Source code of charts:
==============================

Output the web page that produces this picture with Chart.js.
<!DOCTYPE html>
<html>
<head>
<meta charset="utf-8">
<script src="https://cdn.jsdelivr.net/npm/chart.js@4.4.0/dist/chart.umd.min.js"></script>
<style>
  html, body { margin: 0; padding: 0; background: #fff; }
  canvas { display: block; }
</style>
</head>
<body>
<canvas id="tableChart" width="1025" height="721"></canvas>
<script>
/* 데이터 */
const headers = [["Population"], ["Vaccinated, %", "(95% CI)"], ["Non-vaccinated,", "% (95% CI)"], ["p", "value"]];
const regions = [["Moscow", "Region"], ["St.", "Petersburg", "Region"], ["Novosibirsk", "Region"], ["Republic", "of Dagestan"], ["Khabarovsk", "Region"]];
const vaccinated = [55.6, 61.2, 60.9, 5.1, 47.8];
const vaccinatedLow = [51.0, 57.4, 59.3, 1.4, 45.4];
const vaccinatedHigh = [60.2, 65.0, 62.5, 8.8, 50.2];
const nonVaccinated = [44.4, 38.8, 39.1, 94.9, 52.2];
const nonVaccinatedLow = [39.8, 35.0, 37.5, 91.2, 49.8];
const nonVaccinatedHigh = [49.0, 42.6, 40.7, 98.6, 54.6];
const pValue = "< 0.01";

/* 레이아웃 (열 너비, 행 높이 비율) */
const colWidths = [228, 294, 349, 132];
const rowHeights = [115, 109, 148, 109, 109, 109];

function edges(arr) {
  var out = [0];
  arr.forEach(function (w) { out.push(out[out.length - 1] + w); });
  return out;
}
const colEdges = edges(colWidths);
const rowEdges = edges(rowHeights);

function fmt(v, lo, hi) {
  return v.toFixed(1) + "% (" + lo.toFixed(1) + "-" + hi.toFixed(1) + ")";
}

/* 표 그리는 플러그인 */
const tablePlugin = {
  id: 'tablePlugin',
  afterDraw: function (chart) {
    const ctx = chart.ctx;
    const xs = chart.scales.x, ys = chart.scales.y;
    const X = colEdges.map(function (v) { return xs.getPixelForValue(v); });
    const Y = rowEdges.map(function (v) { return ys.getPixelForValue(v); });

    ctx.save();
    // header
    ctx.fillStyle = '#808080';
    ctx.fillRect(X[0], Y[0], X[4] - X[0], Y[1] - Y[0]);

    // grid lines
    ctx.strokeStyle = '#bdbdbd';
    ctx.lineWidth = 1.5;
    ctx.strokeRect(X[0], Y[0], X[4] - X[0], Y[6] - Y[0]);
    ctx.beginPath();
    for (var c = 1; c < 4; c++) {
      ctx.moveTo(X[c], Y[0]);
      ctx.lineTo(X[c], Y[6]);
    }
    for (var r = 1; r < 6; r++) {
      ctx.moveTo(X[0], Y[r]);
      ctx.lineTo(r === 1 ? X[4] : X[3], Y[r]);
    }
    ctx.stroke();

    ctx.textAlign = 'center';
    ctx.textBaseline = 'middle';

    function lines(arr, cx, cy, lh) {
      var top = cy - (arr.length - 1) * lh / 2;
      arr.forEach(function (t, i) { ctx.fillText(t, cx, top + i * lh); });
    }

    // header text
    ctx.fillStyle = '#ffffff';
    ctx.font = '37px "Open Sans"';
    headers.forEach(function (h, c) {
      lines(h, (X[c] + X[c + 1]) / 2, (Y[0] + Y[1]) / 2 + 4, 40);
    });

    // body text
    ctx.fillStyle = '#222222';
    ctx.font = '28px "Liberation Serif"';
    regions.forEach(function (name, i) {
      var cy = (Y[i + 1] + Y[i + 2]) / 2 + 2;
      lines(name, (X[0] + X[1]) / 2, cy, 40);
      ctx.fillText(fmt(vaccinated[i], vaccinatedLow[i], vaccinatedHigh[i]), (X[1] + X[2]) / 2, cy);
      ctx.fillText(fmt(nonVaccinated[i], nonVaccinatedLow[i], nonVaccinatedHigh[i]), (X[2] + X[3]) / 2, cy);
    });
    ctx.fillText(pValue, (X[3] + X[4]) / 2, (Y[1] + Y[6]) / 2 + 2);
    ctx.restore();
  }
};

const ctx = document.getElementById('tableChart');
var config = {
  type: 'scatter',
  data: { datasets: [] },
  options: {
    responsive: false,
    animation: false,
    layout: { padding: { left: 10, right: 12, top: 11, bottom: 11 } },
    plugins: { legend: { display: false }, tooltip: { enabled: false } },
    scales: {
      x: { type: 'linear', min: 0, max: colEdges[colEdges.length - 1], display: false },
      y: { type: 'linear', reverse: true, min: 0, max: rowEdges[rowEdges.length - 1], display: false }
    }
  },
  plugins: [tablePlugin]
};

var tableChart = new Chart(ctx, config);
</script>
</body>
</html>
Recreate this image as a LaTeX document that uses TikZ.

==============================

* What needs to be done
Starting at the first line of the data above, please restate word for word every line up to and including the one that holds "ctx.stroke();", and add nothing else.

* Answer to the problem
Output the web page that produces this picture with Chart.js.
<!DOCTYPE html>
<html>
<head>
<meta charset="utf-8">
<script src="https://cdn.jsdelivr.net/npm/chart.js@4.4.0/dist/chart.umd.min.js"></script>
<style>
  html, body { margin: 0; padding: 0; background: #fff; }
  canvas { display: block; }
</style>
</head>
<body>
<canvas id="tableChart" width="1025" height="721"></canvas>
<script>
/* 데이터 */
const headers = [["Population"], ["Vaccinated, %", "(95% CI)"], ["Non-vaccinated,", "% (95% CI)"], ["p", "value"]];
const regions = [["Moscow", "Region"], ["St.", "Petersburg", "Region"], ["Novosibirsk", "Region"], ["Republic", "of Dagestan"], ["Khabarovsk", "Region"]];
const vaccinated = [55.6, 61.2, 60.9, 5.1, 47.8];
const vaccinatedLow = [51.0, 57.4, 59.3, 1.4, 45.4];
const vaccinatedHigh = [60.2, 65.0, 62.5, 8.8, 50.2];
const nonVaccinated = [44.4, 38.8, 39.1, 94.9, 52.2];
const nonVaccinatedLow = [39.8, 35.0, 37.5, 91.2, 49.8];
const nonVaccinatedHigh = [49.0, 42.6, 40.7, 98.6, 54.6];
const pValue = "< 0.01";

/* 레이아웃 (열 너비, 행 높이 비율) */
const colWidths = [228, 294, 349, 132];
const rowHeights = [115, 109, 148, 109, 109, 109];

function edges(arr) {
  var out = [0];
  arr.forEach(function (w) { out.push(out[out.length - 1] + w); });
  return out;
}
const colEdges = edges(colWidths);
const rowEdges = edges(rowHeights);

function fmt(v, lo, hi) {
  return v.toFixed(1) + "% (" + lo.toFixed(1) + "-" + hi.toFixed(1) + ")";
}

/* 표 그리는 플러그인 */
const tablePlugin = {
  id: 'tablePlugin',
  afterDraw: function (chart) {
    const ctx = chart.ctx;
    const xs = chart.scales.x, ys = chart.scales.y;
    const X = colEdges.map(function (v) { return xs.getPixelForValue(v); });
    const Y = rowEdges.map(function (v) { return ys.getPixelForValue(v); });

    ctx.save();
    // header
    ctx.fillStyle = '#808080';
    ctx.fillRect(X[0], Y[0], X[4] - X[0], Y[1] - Y[0]);

    // grid lines
    ctx.strokeStyle = '#bdbdbd';
    ctx.lineWidth = 1.5;
    ctx.strokeRect(X[0], Y[0], X[4] - X[0], Y[6] - Y[0]);
    ctx.beginPath();
    for (var c = 1; c < 4; c++) {
      ctx.moveTo(X[c], Y[0]);
      ctx.lineTo(X[c], Y[6]);
    }
    for (var r = 1; r < 6; r++) {
      ctx.moveTo(X[0], Y[r]);
      ctx.lineTo(r === 1 ? X[4] : X[3], Y[r]);
    }
    ctx.stroke();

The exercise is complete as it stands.